From the protocol's perspective:
- Collateral is valued in USD. The order routes to the canonical GOOGL/USD book. The FX overlay prices USD/KRW. The Risk Engine computes everything in USD. Settlement converts through StableFX only when needed (withdrawal or liquidation), not on every trade.
The user's actual economic exposure is to a USD-denominated GOOGL/USD perp. The KRW display is a presentation layer over that canonical position. PnL is USD-denominated at source; KRW figures are display conversions. Users who hold KRW1 collateral and trade GOOGL/USD perps carry FX risk on their collateral, not on their perp position itself. Origin makes this distinction explicit in account statements and the order preview.
Virtual Market Definition
Each virtual market is registered as:
| Field | Example |
|---|---|
virtual_market_id | GOOGL-KRW-PERP |
canonical_market_id | GOOGL-USD-PERP |
display_quote_currency | KRW |
settlement_stablecoin | KRW1 |
fx_pair | USD/KRW |
max_fx_drift_bps | 25 |
fx_quote_ttl_ms | 3000 |
The virtual market is a routing and display configuration; it is not a separate orderbook. Risk, funding, open interest, and position records are all maintained on the canonical USD market.
Price Construction
The virtual index and mark prices are composed from the canonical USD price and the FX overlay:
virtual_index_price = asset/USD index × USD/local TWAP
virtual_mark_price = asset/USD mark × USD/local conservative mid
The virtual mark is used for display, liquidation price estimates shown to users, and SL/TP trigger conditions expressed in local currency. The canonical USD mark remains the source of truth for all actual risk and margin calculations.

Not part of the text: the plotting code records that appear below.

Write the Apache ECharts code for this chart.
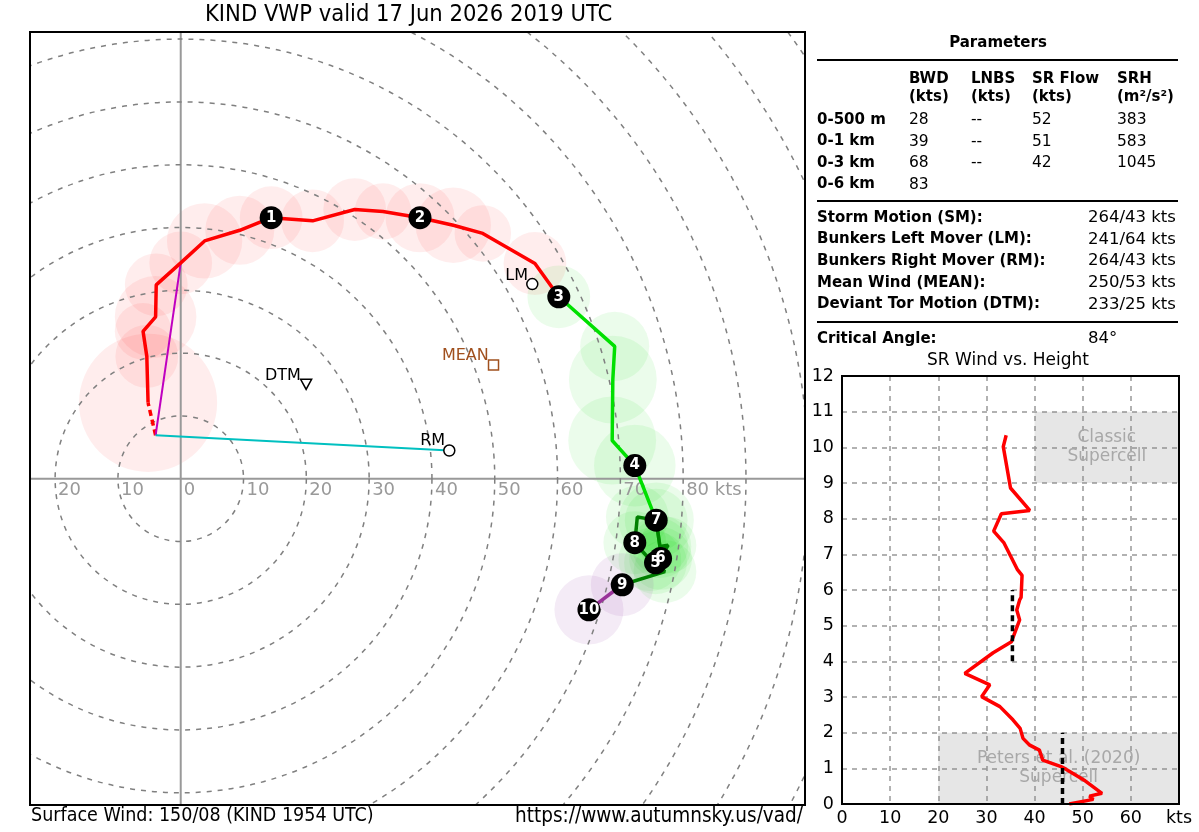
<!DOCTYPE html>
<html>
<head>
<meta charset="utf-8">
<title>KIND VWP</title>
<script src="https://cdn.jsdelivr.net/npm/echarts@6/dist/echarts.min.js"></script>
<style>
    html, body {margin: 0; padding: 0; background: #fff;}
    #main {width: 1199px; height: 832px;}
</style>
</head>
<body>
<div id="main"></div>
<script>
// 风廓线 (kts) 与高度 (km)
var hodoU = [-5.2, -5.4, -6.0, -4.0, -3.9, 0.0, 3.8, 9.4, 14.4, 21.0, 27.7, 32.2, 38.1, 43.4, 48.1, 56.4, 60.2,
    69.1, 68.8, 68.7, 72.3, 75.7, 76.3, 75.6, 76.4,
    77.6, 76.3, 75.7, 72.7, 72.3, 74.7, 77.1, 70.3,
    65.0];
var hodoV = [12.1, 19.5, 23.5, 25.8, 30.9, 34.4, 37.9, 39.6, 41.6, 41.1, 42.9, 42.6, 41.6, 40.4, 39.1, 34.3, 29.0,
    21.1, 15.8, 6.1, 2.1, -6.6, -10.8, -13.4, -12.7,
    -10.6, -10.8, -6.6, -6.1, -10.2, -12.9, -14.8, -16.9,
    -20.9];
var hodoZ = [0.1, 0.2, 0.3, 0.35, 0.4, 0.5, 0.65, 0.8, 1.0, 1.25, 1.5, 1.75, 2.0, 2.3, 2.5, 2.75, 3.0,
    3.3, 3.5, 3.8, 4.0, 4.5, 4.8, 5.0, 6.0,
    6.3, 6.6, 7.0, 7.5, 8.0, 8.3, 8.6, 9.0,
    10.0];
// 误差圈半径 (kts)
var hodoErr = [11, 5, 4.5, 6.5, 5, 5, 6, 5.5, 5, 5, 5, 4.5, 5.5, 6, 4.5, 5, 5,
    5.5, 7, 7, 6.5, 6, 5, 5, 5,
    4.5, 4.5, 5, 5, 5, 5, 5, 5,
    5.5];
var heightMarks = [1, 2, 3, 4, 5, 6, 7, 8, 9, 10];
var ringKts = [10, 20, 30, 40, 50, 60, 70, 80, 90, 100, 110, 120, 130];
var ringTicks = [-20, -10, 0, 10, 20, 30, 40, 50, 60, 70, 80];

// 风向/风速
var sfcWind = [150, 8];
var lmWind = [241, 64];
var rmWind = [264, 43];
var meanWind = [250, 53];
var dtmWind = [233, 25];

// 参数表
var layerNames = ['0-500 m', '0-1 km', '0-3 km', '0-6 km'];
var bwdVals = ['28', '39', '68', '83'];
var lnbsVals = ['--', '--', '--', ''];
var srFlowVals = ['52', '51', '42', ''];
var srhVals = ['383', '583', '1045', ''];
var motionNames = ['Storm Motion (SM):', 'Bunkers Left Mover (LM):', 'Bunkers Right Mover (RM):', 'Mean Wind (MEAN):', 'Deviant Tor Motion (DTM):'];
var motionVals = ['264/43 kts', '241/64 kts', '264/43 kts', '250/53 kts', '233/25 kts'];
var criticalAngle = '84°';

// 风暴相对风速 vs 高度
var srKts = [47.2, 52.2, 51.4, 54.0, 50.5, 46.6, 45.5, 41.7, 41.0, 39.0, 37.6, 37.0, 35.5, 32.8, 29.0, 30.7, 25.5,
    31.4, 35.2, 36.9, 36.3, 36.9, 37.2, 37.4, 36.4, 33.6, 31.5, 33.1, 39.0, 35.0, 33.5, 34.1];
var srKm = [0.0, 0.13, 0.22, 0.30, 0.65, 0.97, 1.05, 1.23, 1.51, 1.65, 1.84, 2.12, 2.36, 2.73, 3.01, 3.34, 3.66,
    4.24, 4.55, 5.16, 5.44, 5.72, 5.79, 6.41, 6.58, 7.33, 7.65, 8.14, 8.23, 8.86, 10.02, 10.34];
var meanLow = [45.8, 0, 2];    // 0-2 km 平均
var meanMid = [35.4, 4, 6];    // 4-6 km 平均

var FONT = "'DejaVu Sans', Verdana, sans-serif";
var COND = "'DejaVu Sans Condensed', 'Liberation Sans Narrow', 'DejaVu Sans', sans-serif";

function uv(w) {
    var r = w[0] * Math.PI / 180;
    return [-w[1] * Math.sin(r), -w[1] * Math.cos(r)];
}
var sfc = uv(sfcWind);

function segment(lo, hi) {
    var out = [];
    for (var i = 0; i < hodoZ.length; i++) {
        if (hodoZ[i] >= lo && hodoZ[i] <= hi) out.push([hodoU[i], hodoV[i]]);
    }
    return out;
}
function pointAt(z) {
    var i = hodoZ.indexOf(z);
    return [hodoU[i], hodoV[i]];
}
function diskColor(z) {
    if (z < 3) return 'rgba(255,0,0,0.07)';
    if (z < 9) return 'rgba(0,220,0,0.08)';
    return 'rgba(150,60,170,0.10)';
}

var chart = echarts.init(document.getElementById('main'), null, {renderer: 'canvas'});

var hodoLine = function (name, data, color, extra) {
    var s = {
        name: name, type: 'line', xAxisIndex: 0, yAxisIndex: 0,
        data: data, showSymbol: false, silent: true, z: 5,
        lineStyle: {color: color, width: 3.5}
    };
    for (var k in extra) s.lineStyle[k] = extra[k];
    return s;
};

var motionPoint = function (w, label, symbol, size, item, off, labelColor) {
    var p = uv(w);
    item.opacity = 1;
    return {
        type: 'scatter', xAxisIndex: 0, yAxisIndex: 0, z: 8, silent: true,
        data: [[p[0], p[1]]], symbol: symbol, symbolSize: size, itemStyle: item,
        label: {
            show: true, formatter: label, position: 'left', offset: off,
            color: labelColor || '#000', fontFamily: FONT, fontSize: 16
        }
    };
};

var graphics = [
    {type: 'text', left: 205, top: 3, style: {text: 'KIND VWP valid 17 Jun 2026 2019 UTC', font: '23.5px ' + COND, fill: '#000'}},
    {type: 'text', left: 31, top: 806, style: {text: 'Surface Wind: 150/08 (KIND 1954 UTC)', font: '19.5px ' + COND, fill: '#000'}},
    {type: 'text', right: 396, top: 806, style: {text: 'https://www.autumnsky.us/vad/', font: '20.5px ' + COND, fill: '#000'}},
    {type: 'text', x: 998, y: 43, style: {text: 'Parameters', font: 'bold 15px ' + FONT, fill: '#000', align: 'center', verticalAlign: 'middle'}},
    {type: 'line', shape: {x1: 817, y1: 60, x2: 1178, y2: 60}, style: {stroke: '#000', lineWidth: 2}},
    {type: 'line', shape: {x1: 817, y1: 201, x2: 1178, y2: 201}, style: {stroke: '#000', lineWidth: 2}},
    {type: 'line', shape: {x1: 817, y1: 322, x2: 1178, y2: 322}, style: {stroke: '#000', lineWidth: 2}}
];
function txt(x, y, s, bold, size) {
    graphics.push({type: 'text', x: x, y: y, style: {
        text: s, font: (bold ? 'bold ' : '') + (size || 15) + 'px ' + FONT, fill: '#000',
        align: 'left', verticalAlign: 'middle'}});
}
var colX = [909, 971, 1032, 1117];
var heads = [['BWD', '(kts)'], ['LNBS', '(kts)'], ['SR Flow', '(kts)'], ['SRH', '(m²/s²)']];
heads.forEach(function (h, i) { txt(colX[i], 79, h[0], true); txt(colX[i], 97, h[1], true); });
layerNames.forEach(function (n, i) {
    var y = 120 + i * 21.5;
    txt(817, y, n, true);
    txt(colX[0], y, bwdVals[i], false, 15.5);
    txt(colX[1], y, lnbsVals[i], false, 15.5);
    txt(colX[2], y, srFlowVals[i], false, 15.5);
    txt(colX[3], y, srhVals[i], false, 15.5);
});
motionNames.forEach(function (n, i) {
    var y = 218 + i * 21.6;
    txt(817, y, n, true);
    txt(1088, y, motionVals[i], false, 16.5);
});
txt(817, 339, 'Critical Angle:', true);
txt(1088, 339, criticalAngle, false, 16.5);
graphics.push({type: 'text', x: 1008, y: 361, style: {text: 'SR Wind vs. Height', font: '17px ' + FONT, fill: '#000', align: 'center', verticalAlign: 'middle'}});

// 边框 (画在网格线之上)
var frameSeries = function (idx) {
    return {
        type: 'custom', xAxisIndex: idx, yAxisIndex: idx, z: 20, silent: true,
        encode: {x: 0, y: 1}, data: [[0, 0]],
        renderItem: function (params) {
            var cs = params.coordSys;
            return {type: 'rect', shape: {x: cs.x, y: cs.y, width: cs.width, height: cs.height},
                style: {fill: null, stroke: '#000', lineWidth: 2}};
        }
    };
};

var option = {
    animation: false,
    backgroundColor: '#fff',
    graphic: graphics,
    grid: [
        {left: 30, top: 32, width: 775, height: 773, show: false},
        {left: 842, top: 376, width: 337, height: 428, show: false}
    ],
    xAxis: [
        {type: 'value', gridIndex: 0, min: -24, max: 99.4, show: false},
        {type: 'value', gridIndex: 1, min: 0, max: 70, interval: 10,
            axisLine: {show: false}, axisTick: {show: false},
            axisLabel: {color: '#000', fontFamily: FONT, fontSize: 17.5, margin: 5,
                formatter: function (v) { return v === 70 ? 'kts' : v; }},
            splitLine: {show: true, lineStyle: {color: '#999', width: 1.5, type: [5, 5]}}}
    ],
    yAxis: [
        {type: 'value', gridIndex: 0, min: -52, max: 71.2, show: false},
        {type: 'value', gridIndex: 1, min: 0, max: 12, interval: 1,
            axisLine: {show: false}, axisTick: {show: false},
            axisLabel: {color: '#000', fontFamily: FONT, fontSize: 17.5, margin: 8},
            splitLine: {show: true, lineStyle: {color: '#999', width: 1.5, type: [5, 5]}}}
    ],
    series: [
        {   // 误差圈
            type: 'custom', xAxisIndex: 0, yAxisIndex: 0, z: 1, silent: true,
            encode: {x: 0, y: 1},
            data: hodoU.map(function (u, i) { return [u, hodoV[i], hodoErr[i], hodoZ[i]]; }),
            renderItem: function (params, api) {
                var c = api.coord([api.value(0), api.value(1)]);
                var r = api.size([api.value(2), 0])[0];
                return {type: 'circle', shape: {cx: c[0], cy: c[1], r: r}, style: {fill: diskColor(api.value(3))}};
            }
        },
        {   // 零轴
            type: 'custom', xAxisIndex: 0, yAxisIndex: 0, z: 2, silent: true,
            encode: {x: 0, y: 1},
            data: [[0, 0]],
            renderItem: function (params, api) {
                var c = api.coord([0, 0]), cs = params.coordSys;
                return {type: 'group', children: [
                    {type: 'line', shape: {x1: c[0], y1: cs.y, x2: c[0], y2: cs.y + cs.height}, style: {stroke: '#999', lineWidth: 2}},
                    {type: 'line', shape: {x1: cs.x, y1: c[1], x2: cs.x + cs.width, y2: c[1]}, style: {stroke: '#999', lineWidth: 2}}
                ]};
            }
        },
        {   // 距离环
            type: 'custom', xAxisIndex: 0, yAxisIndex: 0, z: 2, silent: true,
            encode: {x: 0, y: 1},
            data: ringKts.map(function (r) { return [0, 0, r]; }),
            renderItem: function (params, api) {
                var c = api.coord([0, 0]), cs = params.coordSys;
                var r = api.size([api.value(2), 0])[0];
                return {type: 'group',
                    clipPath: {type: 'rect', shape: {x: cs.x, y: cs.y, width: cs.width, height: cs.height}},
                    children: [{type: 'circle', shape: {cx: c[0], cy: c[1], r: r},
                        style: {fill: null, stroke: '#808080', lineWidth: 1.5, lineDash: [5, 6]}}]};
            }
        },
        {   // 环刻度
            type: 'custom', xAxisIndex: 0, yAxisIndex: 0, z: 3, silent: true,
            encode: {x: 0, y: 1},
            data: ringTicks.map(function (v) { return [v, 0]; }),
            renderItem: function (params, api) {
                var v = api.value(0);
                var c = api.coord([v, 0]);
                var s = Math.abs(v) + (v === 80 ? ' kts' : '');
                return {type: 'text', x: c[0] + 3, y: c[1] + 12,
                    style: {text: s, fill: '#999', fontFamily: FONT, fontSize: 18, align: 'left', verticalAlign: 'middle'}};
            }
        },
        hodoLine('sfc', [sfc, pointAt(0.1)], '#ff0000', {type: [6, 4]}),
        hodoLine('crit', [sfc, pointAt(0.5)], '#c000c0', {width: 2}),
        hodoLine('rm', [sfc, uv(rmWind)], '#00c0c0', {width: 2}),
        hodoLine('0-3', segment(0, 3), '#ff0000'),
        hodoLine('3-6', segment(3, 6), '#00e000'),
        hodoLine('6-9', segment(6, 9), '#008000'),
        hodoLine('9-12', segment(9, 12), '#993399'),
        motionPoint(lmWind, 'LM', 'circle', 11, {color: '#fff', borderColor: '#000', borderWidth: 1.5}, [7, -8]),
        motionPoint(rmWind, 'RM', 'circle', 11, {color: '#fff', borderColor: '#000', borderWidth: 1.5}, [7, -10]),
        motionPoint(meanWind, 'MEAN', 'rect', 10, {color: 'rgba(0,0,0,0)', borderColor: '#a0501e', borderWidth: 1.5}, [6, -9], '#a0501e'),
        motionPoint(dtmWind, 'DTM', 'path://M0,0 L10,0 L5,10 Z', [11, 10], {color: 'rgba(0,0,0,0)', borderColor: '#000', borderWidth: 1.5}, [6, -8]),
        {   // 高度标记
            type: 'scatter', xAxisIndex: 0, yAxisIndex: 0, z: 10, silent: true,
            data: heightMarks.map(function (k) { var p = pointAt(k); return [p[0], p[1], k]; }),
            symbolSize: 23,
            itemStyle: {color: '#000', opacity: 1},
            label: {show: true, position: 'inside', color: '#fff', fontWeight: 'bold', fontSize: 15, fontFamily: FONT,
                formatter: function (p) { return p.value[2]; }}
        },
        frameSeries(0),
        {   // 超级单体区域
            type: 'line', xAxisIndex: 1, yAxisIndex: 1, data: [], z: 1, silent: true,
            markArea: {
                silent: true,
                itemStyle: {color: 'rgba(128,128,128,0.2)'},
                label: {show: true, position: 'inside', color: '#a8a8a8', fontFamily: FONT, fontSize: 17, lineHeight: 19},
                data: [
                    [{xAxis: 40, yAxis: 9, name: 'Classic\nSupercell'}, {xAxis: 70, yAxis: 11}],
                    [{xAxis: 20, yAxis: 0, name: 'Peters et al. (2020)\nSupercell'}, {xAxis: 70, yAxis: 2}]
                ]
            }
        },
        {
            type: 'line', xAxisIndex: 1, yAxisIndex: 1, z: 5, silent: true, showSymbol: false,
            data: srKts.map(function (x, i) { return [x, srKm[i]]; }),
            lineStyle: {color: '#ff0000', width: 3.5}
        },
        {
            type: 'line', xAxisIndex: 1, yAxisIndex: 1, z: 6, silent: true, showSymbol: false,
            data: [[meanLow[0], meanLow[1]], [meanLow[0], meanLow[2]]],
            lineStyle: {color: '#000', width: 3.5, type: [6, 4]}
        },
        {
            type: 'line', xAxisIndex: 1, yAxisIndex: 1, z: 6, silent: true, showSymbol: false,
            data: [[meanMid[0], meanMid[1]], [meanMid[0], meanMid[2]]],
            lineStyle: {color: '#000', width: 3.5, type: [6, 4]}
        },
        frameSeries(1)
    ]
};
chart.setOption(option);
</script>
</body>
</html>
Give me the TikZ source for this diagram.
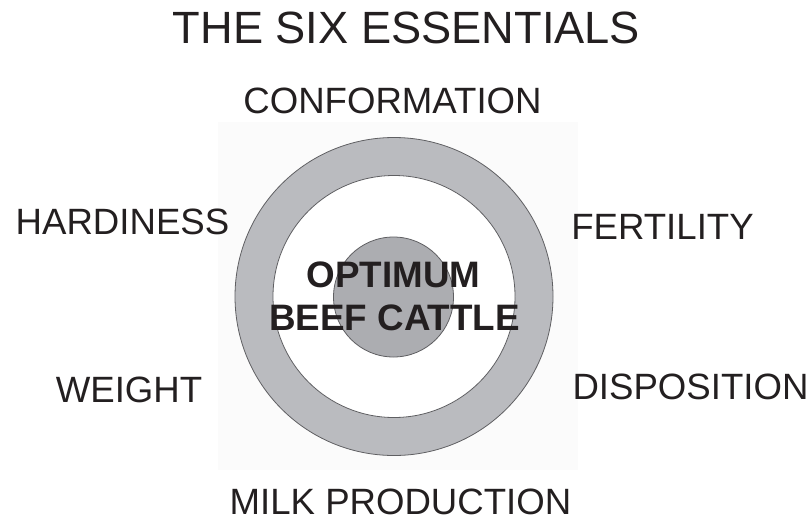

The displayed bid/ask spread for a virtual market reflects both the asset perp spread and the FX spread:
virtual bid = asset/USD impact bid × USD/local executable bid
virtual ask = asset/USD impact ask × USD/local executable ask
Order Routing and Limit Translation
When a user places a local-currency limit order (e.g., Buy GOOGL/KRW limit ₩250,000), the system translates the limit into a canonical USD price at placement time:
# Buy side: user pays local currency for USD exposure
canonical_limit_usd = local_limit / USD_local_execution_ask
# Sell side: user receives local currency from USD exposure
canonical_limit_usd = local_limit / USD_local_execution_bid
Origin uses dynamic FX-bound limits: the original local-currency limit price and FX reference rate are stored alongside the translated USD limit. If FX moves beyond max_fx_drift_bps while the order rests on the book, the order is cancelled by default (configurable to pause or reprice). This protects the user from having their KRW-denominated price intent silently become a different economic outcome after an FX move.
Funding
Funding remains canonical. A single GOOGL/USD funding rate applies regardless of the user's display currency. There are no separate funding rates for GOOGL/KRW, GOOGL/EUR, or GOOGL/JPY. This eliminates liquidity fragmentation and cross-currency funding arbitrage. Funding payments are denominated in USD and reflected in KRW only as a display conversion.
Market-Maker Model
Virtual cross-currency markets are powered by two specialized liquidity roles:
| Participant | Provides |
|---|---|
| Perp market maker | Quotes on canonical Asset/USD books |
| FX liquidity provider | Quotes on stablecoin FX pairs (e.g., USDC/KRW1) via StableFX |
| Origin virtual layer | Synthesizes Asset/local-currency markets from both |
Market makers do not need to quote every synthetic pair directly. A market maker quoting GOOGL/USD and an FX LP quoting USDC/KRW1 together enable GOOGL/KRW for users, without requiring any participant to hold or hedge cross-currency perp inventory.